Wednesday, 28 January 2009
Our guide on one trip in Patagonia talked of a new resurgence in coal production because of some of the political problems being experienced regarding alternatives. This reminded me of some of the issues of building a new coal-fired power station at Kingsnorth, previously discussed in this blog here and still very much at issue. Some of the details about why can be found on this 'nonewcoal' site. 'Clean coal' is by many accounts a fallacy so whether in Chile or UK planning to use more coal seems a backward step compared with opting for investing in more renewable energy in the longer term. Also regarding renewables, I found it sobering to read George Monbiot's recent article about his conversation with Shell's Chief Executive, Jeroen van de Veer. Whereas in 2000 the company allegedly claimed to be making large scale investment in renewable energy and was at that time very open about the amounts being invested, they now seem to be very vague about just how much they're investing and Monbiot fears that this reluctance to be more sepcific is because their spending in renewables has fallen sharply. While Monbiot doesn't blame Shell or its Chief Exec for doing what the market demands if discharging their duty to shareholders, he's critical that they create the impression that they have a different agenda. He's also critical of government for letting companies seek profit without taking much account of the consequences of doing that for people and environment.
Headlines I'd heard before reading this article talked of the UK Government bailing out the car industry but the emphasis here seems to be as much on investment in 'green technology'. On the surface that looks good but I can't really tell what shade of green Mandelsson is referring to. And what connections are there here to Obama's announcements of a couple of days ago? .....mentioned here. The UK could so easily have re-routed it's industrial base to go the way of Denmark with developing green energy technologies (specifically wind turbines) many years ago. Good to see more happening on this front now but a shame more didn't happen earlier. The too little too late tone of the Independent article could apply as much to the investment in green technology as to the bail-out. But I guess hindsight is a wonderful thing and we must start from here.
Tuesday, 27 January 2009
I'm glad to see that my local robot enthusiast has also put some pictures of Chile up on his website . The Frutic symposium in Chile that led to this trip focused on information and technology for the sustainable production of fruit and vegetables, nuts, wine and olives....a topic that I think many could identify with one way or another. All delegates were given an MP5 player as a name badge and conference information pack. I believe it was also needed to get your lunch which provided an incentive to re-charge it at end of the day.

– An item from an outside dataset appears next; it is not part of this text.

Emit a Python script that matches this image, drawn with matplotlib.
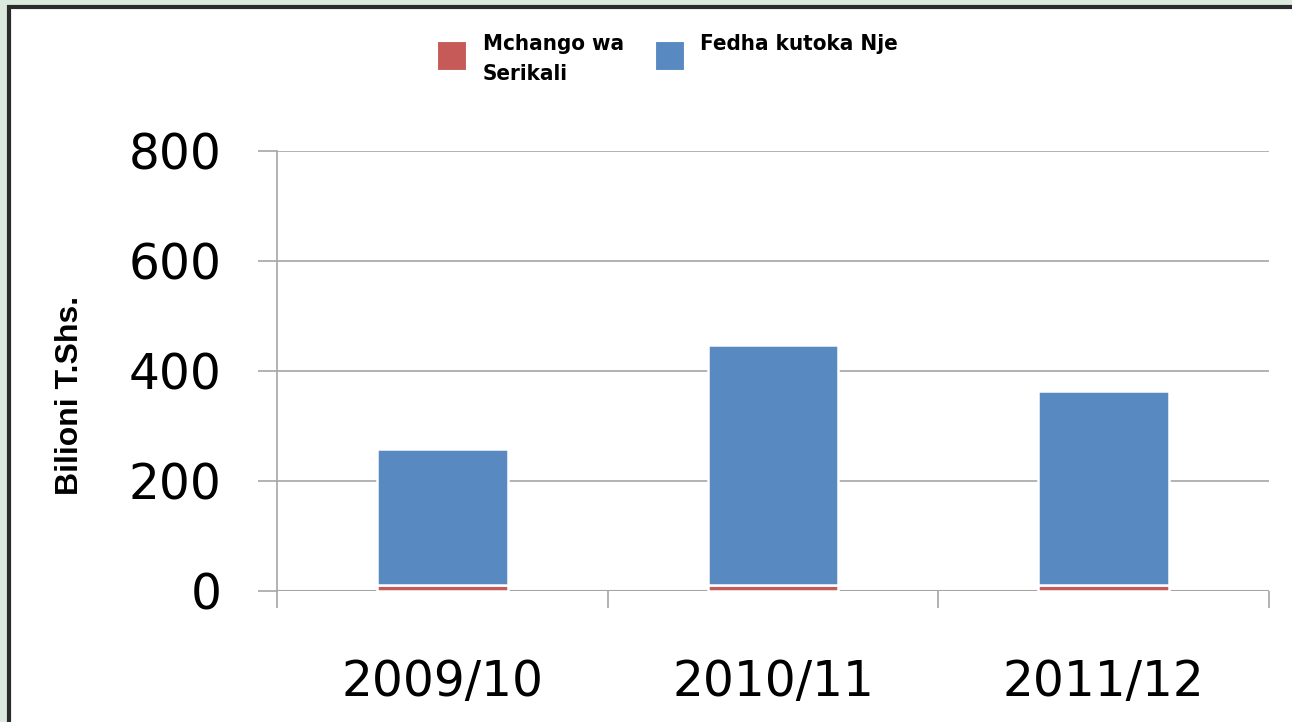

Good to hear via the New Scientist blog that Obama has been prompt to take action on environment regarding (i) more jobs in renewable energy (ii) measures for increasing car fuel efficiency and (iii) instructing the Environmental Protection Agency to review a decision made in Bush's time that blocked California's action to forge ahead of other states in limiting car emissions. More on this in the Independent's article on America going Green.
Friday, 23 January 2009
...I mean the one on the foreground. We hadn't, though I'd never seen a penguin in the wild either until this visit to Otway Sound in Patagonia. The interloper visiting the penguins' burrows, presumably in search of eggs, is allegedly a 'quique' or 'lesser grison' (galictis cuja), listed on one website as a type of ferret. Nearby penguins were uneasy and behaving as though they could sense it, though we didn't see a face-to-face meeting while we were there. We were already amazed to see the Magellan penguins, only afterwards did we realise just how lucky we'd been to catch sight of this animal also.
Saw some superb works of art in Chile.The first of these is part of Jorge Gonzalez Camarena's famous 'Presence of Latin America' displayed in Concepcion - full of stories and this little picture doesn't really do it credit. It is a huge mural and quite magnificent. The others are less famous but also great in different ways. The second is a sculpture seen in a modern shopping mall, also in Concepcion. The third another sculpture, located at Casanueva vineyard in the Itata valley where the owner keeps art and wine side-by-side. The fourth is on a house on the sea front in the Patagonian town of Punta Arenas and the last is to be found on the side of a building in a busy market street at the port of Talcahuano.
Just back from Chile and I feel very fortunate to have visited Patagonia. Incredibly scenic. I loved the wide open spaces, the big skies, the wildlife, the light, the mountains, glaciers and waterfalls. I was intrigued to see so many lupins....they certainly look better like this than they do in my garden.